-- Data excerpt start --

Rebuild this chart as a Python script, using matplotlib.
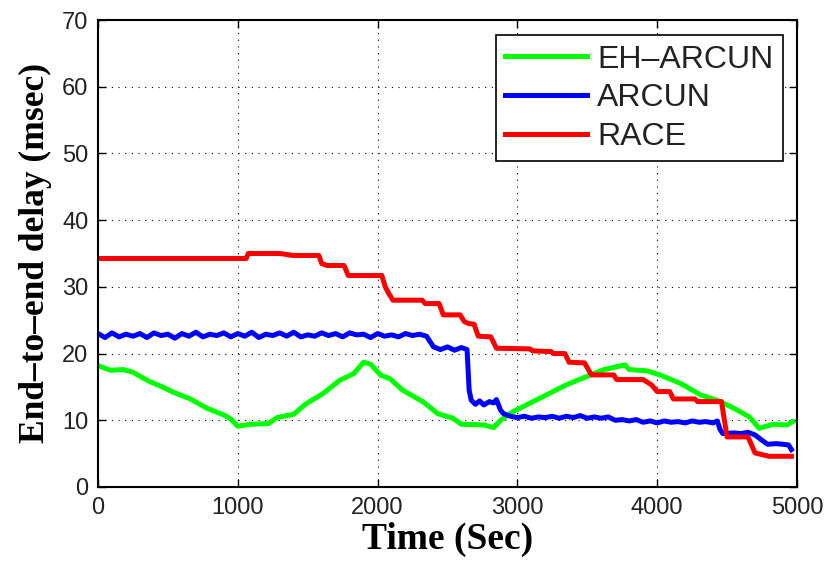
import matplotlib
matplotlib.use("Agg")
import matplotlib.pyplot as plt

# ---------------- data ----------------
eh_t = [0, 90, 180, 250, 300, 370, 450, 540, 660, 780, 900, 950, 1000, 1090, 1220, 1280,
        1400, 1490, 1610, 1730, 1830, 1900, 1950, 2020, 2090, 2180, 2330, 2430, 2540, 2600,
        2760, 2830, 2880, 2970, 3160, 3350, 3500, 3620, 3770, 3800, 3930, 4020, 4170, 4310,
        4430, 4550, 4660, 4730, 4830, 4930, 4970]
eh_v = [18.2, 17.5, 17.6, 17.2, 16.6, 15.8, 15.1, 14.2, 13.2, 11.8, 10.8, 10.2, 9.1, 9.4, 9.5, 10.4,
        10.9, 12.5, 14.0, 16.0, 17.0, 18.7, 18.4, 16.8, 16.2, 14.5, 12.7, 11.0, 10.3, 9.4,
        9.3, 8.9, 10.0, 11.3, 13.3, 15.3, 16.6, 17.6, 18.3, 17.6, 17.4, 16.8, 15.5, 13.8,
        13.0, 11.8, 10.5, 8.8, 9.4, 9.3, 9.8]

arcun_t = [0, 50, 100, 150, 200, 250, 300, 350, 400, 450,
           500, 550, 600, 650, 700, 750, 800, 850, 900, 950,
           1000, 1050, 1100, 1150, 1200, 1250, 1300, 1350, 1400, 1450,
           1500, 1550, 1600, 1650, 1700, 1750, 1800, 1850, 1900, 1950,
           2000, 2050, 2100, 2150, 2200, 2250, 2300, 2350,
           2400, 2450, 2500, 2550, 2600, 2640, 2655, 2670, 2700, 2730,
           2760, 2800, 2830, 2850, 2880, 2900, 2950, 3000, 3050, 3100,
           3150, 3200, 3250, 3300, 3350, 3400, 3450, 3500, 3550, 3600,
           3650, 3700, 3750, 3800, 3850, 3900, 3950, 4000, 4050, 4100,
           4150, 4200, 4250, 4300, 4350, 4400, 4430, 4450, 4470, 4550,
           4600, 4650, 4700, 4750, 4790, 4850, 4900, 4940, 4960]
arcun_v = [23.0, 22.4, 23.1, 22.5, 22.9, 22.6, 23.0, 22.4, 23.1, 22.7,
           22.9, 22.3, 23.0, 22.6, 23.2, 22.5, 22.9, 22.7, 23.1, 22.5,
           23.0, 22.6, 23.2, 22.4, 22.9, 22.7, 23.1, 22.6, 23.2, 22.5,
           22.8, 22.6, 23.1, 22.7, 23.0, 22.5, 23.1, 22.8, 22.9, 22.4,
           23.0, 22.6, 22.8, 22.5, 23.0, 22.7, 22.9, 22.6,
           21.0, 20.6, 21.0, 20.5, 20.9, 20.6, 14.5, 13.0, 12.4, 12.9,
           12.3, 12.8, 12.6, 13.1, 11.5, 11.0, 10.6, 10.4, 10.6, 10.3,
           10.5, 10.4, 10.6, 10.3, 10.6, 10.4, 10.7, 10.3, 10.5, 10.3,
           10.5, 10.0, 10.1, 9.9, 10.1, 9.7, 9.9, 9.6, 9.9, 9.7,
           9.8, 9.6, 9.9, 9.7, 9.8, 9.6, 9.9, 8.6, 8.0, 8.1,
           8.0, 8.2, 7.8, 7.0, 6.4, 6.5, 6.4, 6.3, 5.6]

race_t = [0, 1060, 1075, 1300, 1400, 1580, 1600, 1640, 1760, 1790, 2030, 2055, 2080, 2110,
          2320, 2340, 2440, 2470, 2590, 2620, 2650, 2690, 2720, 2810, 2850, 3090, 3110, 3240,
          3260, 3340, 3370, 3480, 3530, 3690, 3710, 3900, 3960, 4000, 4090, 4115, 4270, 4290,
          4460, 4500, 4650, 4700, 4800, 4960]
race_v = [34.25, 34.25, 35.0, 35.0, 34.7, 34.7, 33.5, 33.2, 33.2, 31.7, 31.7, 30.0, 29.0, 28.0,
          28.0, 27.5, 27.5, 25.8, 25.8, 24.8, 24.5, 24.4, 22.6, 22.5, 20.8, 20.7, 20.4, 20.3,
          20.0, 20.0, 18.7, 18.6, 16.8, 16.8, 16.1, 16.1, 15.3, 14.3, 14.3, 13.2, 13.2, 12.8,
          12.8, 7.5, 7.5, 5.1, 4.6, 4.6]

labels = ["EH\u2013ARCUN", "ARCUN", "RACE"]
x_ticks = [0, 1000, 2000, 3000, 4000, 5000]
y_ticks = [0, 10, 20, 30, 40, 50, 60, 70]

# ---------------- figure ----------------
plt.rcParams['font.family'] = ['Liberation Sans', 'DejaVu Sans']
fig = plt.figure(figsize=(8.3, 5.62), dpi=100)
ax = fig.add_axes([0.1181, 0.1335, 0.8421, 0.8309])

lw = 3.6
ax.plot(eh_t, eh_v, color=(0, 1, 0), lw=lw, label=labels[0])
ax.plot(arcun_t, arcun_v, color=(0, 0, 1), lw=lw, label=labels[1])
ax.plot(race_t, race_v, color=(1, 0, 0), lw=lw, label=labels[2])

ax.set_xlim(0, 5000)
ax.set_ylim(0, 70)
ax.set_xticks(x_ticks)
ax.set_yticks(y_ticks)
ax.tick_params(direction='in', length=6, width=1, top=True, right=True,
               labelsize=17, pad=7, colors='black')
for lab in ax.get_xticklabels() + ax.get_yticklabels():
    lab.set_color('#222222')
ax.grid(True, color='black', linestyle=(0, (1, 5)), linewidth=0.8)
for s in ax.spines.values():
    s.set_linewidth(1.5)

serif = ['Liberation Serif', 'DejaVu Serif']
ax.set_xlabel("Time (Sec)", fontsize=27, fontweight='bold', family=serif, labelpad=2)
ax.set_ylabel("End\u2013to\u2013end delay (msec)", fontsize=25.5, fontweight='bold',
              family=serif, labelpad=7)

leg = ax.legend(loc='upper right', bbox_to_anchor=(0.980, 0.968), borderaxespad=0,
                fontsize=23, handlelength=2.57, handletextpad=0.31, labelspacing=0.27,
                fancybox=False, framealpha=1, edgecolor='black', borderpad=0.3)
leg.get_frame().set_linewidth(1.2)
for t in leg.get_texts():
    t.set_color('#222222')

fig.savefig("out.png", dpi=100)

-- Data excerpt end --

What you are asked to do
Return only the lines running from the top of the data to the line that holds "import matplotlib.pyplot as plt". Include both of those lines, but skip the pictures.

The output
Rebuild this chart as a Python script, using matplotlib.
import matplotlib
matplotlib.use("Agg")
import matplotlib.pyplot as plt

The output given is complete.